Set the listing down again exactly, please, apart from its pictures.

--- START ---

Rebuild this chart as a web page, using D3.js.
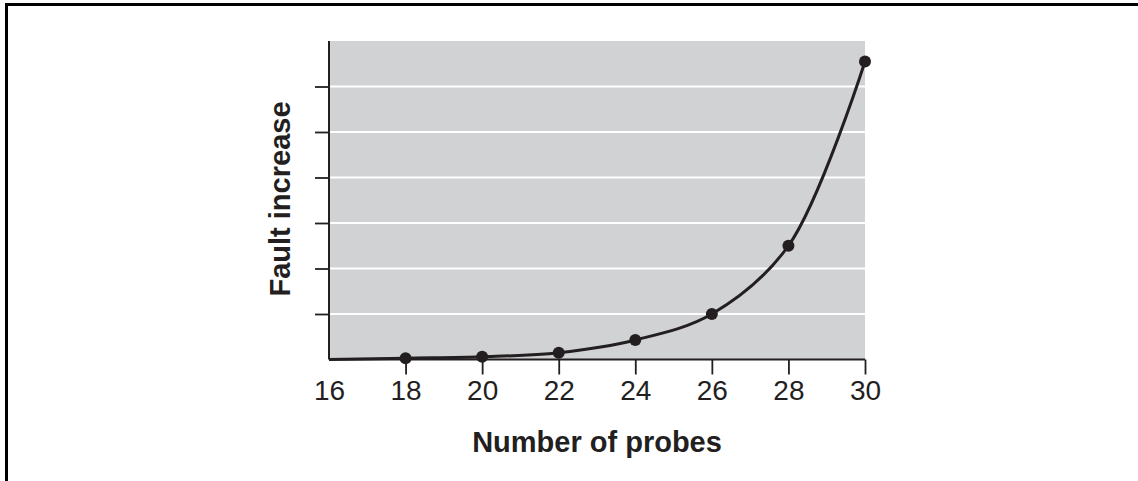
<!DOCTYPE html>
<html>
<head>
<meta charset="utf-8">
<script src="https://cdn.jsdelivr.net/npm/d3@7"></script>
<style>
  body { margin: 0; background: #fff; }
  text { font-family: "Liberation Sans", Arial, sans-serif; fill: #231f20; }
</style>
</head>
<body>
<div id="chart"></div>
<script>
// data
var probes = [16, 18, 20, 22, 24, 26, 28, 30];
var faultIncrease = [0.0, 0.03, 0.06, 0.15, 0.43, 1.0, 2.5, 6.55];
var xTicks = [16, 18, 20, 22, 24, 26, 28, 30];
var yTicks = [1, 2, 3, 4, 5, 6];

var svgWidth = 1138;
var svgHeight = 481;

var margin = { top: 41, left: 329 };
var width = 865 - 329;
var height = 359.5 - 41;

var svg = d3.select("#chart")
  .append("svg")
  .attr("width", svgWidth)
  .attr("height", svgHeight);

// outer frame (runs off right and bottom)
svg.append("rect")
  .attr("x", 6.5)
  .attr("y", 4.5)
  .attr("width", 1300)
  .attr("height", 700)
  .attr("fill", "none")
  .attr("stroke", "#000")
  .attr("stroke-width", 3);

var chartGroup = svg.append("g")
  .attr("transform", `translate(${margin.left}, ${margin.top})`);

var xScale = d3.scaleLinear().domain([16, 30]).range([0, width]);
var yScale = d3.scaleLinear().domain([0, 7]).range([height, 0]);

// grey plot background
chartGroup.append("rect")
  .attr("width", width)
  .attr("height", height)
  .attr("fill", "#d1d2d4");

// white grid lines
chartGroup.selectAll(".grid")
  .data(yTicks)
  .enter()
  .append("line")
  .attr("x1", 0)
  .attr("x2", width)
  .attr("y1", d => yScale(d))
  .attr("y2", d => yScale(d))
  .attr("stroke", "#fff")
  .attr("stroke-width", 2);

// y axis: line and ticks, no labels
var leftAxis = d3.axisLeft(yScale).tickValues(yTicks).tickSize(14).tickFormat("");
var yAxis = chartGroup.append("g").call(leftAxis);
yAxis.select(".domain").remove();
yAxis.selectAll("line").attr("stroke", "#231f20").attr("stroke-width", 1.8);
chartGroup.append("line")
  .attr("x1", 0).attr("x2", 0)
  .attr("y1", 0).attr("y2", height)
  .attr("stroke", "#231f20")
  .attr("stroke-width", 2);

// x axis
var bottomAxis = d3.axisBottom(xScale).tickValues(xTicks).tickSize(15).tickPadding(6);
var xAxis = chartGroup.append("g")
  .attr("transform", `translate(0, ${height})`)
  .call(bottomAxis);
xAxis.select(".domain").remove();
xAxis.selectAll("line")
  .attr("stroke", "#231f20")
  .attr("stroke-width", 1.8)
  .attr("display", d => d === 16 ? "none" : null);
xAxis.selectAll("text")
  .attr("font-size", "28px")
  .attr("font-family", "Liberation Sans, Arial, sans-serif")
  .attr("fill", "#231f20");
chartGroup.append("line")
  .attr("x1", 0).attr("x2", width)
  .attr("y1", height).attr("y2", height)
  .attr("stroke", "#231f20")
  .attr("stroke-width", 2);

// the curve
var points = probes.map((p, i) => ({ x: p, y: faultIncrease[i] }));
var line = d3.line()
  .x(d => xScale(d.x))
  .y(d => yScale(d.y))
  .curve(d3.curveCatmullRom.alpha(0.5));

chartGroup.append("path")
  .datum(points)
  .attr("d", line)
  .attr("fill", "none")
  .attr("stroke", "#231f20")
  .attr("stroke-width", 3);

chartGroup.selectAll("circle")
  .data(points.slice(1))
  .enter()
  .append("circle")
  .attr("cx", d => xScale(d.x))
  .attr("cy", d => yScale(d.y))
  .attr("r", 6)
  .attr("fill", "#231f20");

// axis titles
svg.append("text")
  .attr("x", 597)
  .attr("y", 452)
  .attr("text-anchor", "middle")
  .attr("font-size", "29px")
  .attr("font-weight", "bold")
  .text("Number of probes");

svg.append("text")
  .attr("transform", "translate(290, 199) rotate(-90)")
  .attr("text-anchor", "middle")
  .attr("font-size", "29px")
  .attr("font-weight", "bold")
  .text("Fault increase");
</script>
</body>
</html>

--- END ---

WRITTEN SOLUTION:
Rebuild this chart as a web page, using D3.js.
<!DOCTYPE html>
<html>
<head>
<meta charset="utf-8">
<script src="https://cdn.jsdelivr.net/npm/d3@7"></script>
<style>
  body { margin: 0; background: #fff; }
  text { font-family: "Liberation Sans", Arial, sans-serif; fill: #231f20; }
</style>
</head>
<body>
<div id="chart"></div>
<script>
// data
var probes = [16, 18, 20, 22, 24, 26, 28, 30];
var faultIncrease = [0.0, 0.03, 0.06, 0.15, 0.43, 1.0, 2.5, 6.55];
var xTicks = [16, 18, 20, 22, 24, 26, 28, 30];
var yTicks = [1, 2, 3, 4, 5, 6];

var svgWidth = 1138;
var svgHeight = 481;

var margin = { top: 41, left: 329 };
var width = 865 - 329;
var height = 359.5 - 41;

var svg = d3.select("#chart")
  .append("svg")
  .attr("width", svgWidth)
  .attr("height", svgHeight);

// outer frame (runs off right and bottom)
svg.append("rect")
  .attr("x", 6.5)
  .attr("y", 4.5)
  .attr("width", 1300)
  .attr("height", 700)
  .attr("fill", "none")
  .attr("stroke", "#000")
  .attr("stroke-width", 3);

var chartGroup = svg.append("g")
  .attr("transform", `translate(${margin.left}, ${margin.top})`);

var xScale = d3.scaleLinear().domain([16, 30]).range([0, width]);
var yScale = d3.scaleLinear().domain([0, 7]).range([height, 0]);

// grey plot background
chartGroup.append("rect")
  .attr("width", width)
  .attr("height", height)
  .attr("fill", "#d1d2d4");

// white grid lines
chartGroup.selectAll(".grid")
  .data(yTicks)
  .enter()
  .append("line")
  .attr("x1", 0)
  .attr("x2", width)
  .attr("y1", d => yScale(d))
  .attr("y2", d => yScale(d))
  .attr("stroke", "#fff")
  .attr("stroke-width", 2);

// y axis: line and ticks, no labels
var leftAxis = d3.axisLeft(yScale).tickValues(yTicks).tickSize(14).tickFormat("");
var yAxis = chartGroup.append("g").call(leftAxis);
yAxis.select(".domain").remove();
yAxis.selectAll("line").attr("stroke", "#231f20").attr("stroke-width", 1.8);
chartGroup.append("line")
  .attr("x1", 0).attr("x2", 0)
  .attr("y1", 0).attr("y2", height)
  .attr("stroke", "#231f20")
  .attr("stroke-width", 2);

// x axis
var bottomAxis = d3.axisBottom(xScale).tickValues(xTicks).tickSize(15).tickPadding(6);
var xAxis = chartGroup.append("g")
  .attr("transform", `translate(0, ${height})`)
  .call(bottomAxis);
xAxis.select(".domain").remove();
xAxis.selectAll("line")
  .attr("stroke", "#231f20")
  .attr("stroke-width", 1.8)
  .attr("display", d => d === 16 ? "none" : null);
xAxis.selectAll("text")
  .attr("font-size", "28px")
  .attr("font-family", "Liberation Sans, Arial, sans-serif")
  .attr("fill", "#231f20");
chartGroup.append("line")
  .attr("x1", 0).attr("x2", width)
  .attr("y1", height).attr("y2", height)
  .attr("stroke", "#231f20")
  .attr("stroke-width", 2);

// the curve
var points = probes.map((p, i) => ({ x: p, y: faultIncrease[i] }));
var line = d3.line()
  .x(d => xScale(d.x))
  .y(d => yScale(d.y))
  .curve(d3.curveCatmullRom.alpha(0.5));

chartGroup.append("path")
  .datum(points)
  .attr("d", line)
  .attr("fill", "none")
  .attr("stroke", "#231f20")
  .attr("stroke-width", 3);

chartGroup.selectAll("circle")
  .data(points.slice(1))
  .enter()
  .append("circle")
  .attr("cx", d => xScale(d.x))
  .attr("cy", d => yScale(d.y))
  .attr("r", 6)
  .attr("fill", "#231f20");

// axis titles
svg.append("text")
  .attr("x", 597)
  .attr("y", 452)
  .attr("text-anchor", "middle")
  .attr("font-size", "29px")
  .attr("font-weight", "bold")
  .text("Number of probes");

svg.append("text")
  .attr("transform", "translate(290, 199) rotate(-90)")
  .attr("text-anchor", "middle")
  .attr("font-size", "29px")
  .attr("font-weight", "bold")
  .text("Fault increase");
</script>
</body>
</html>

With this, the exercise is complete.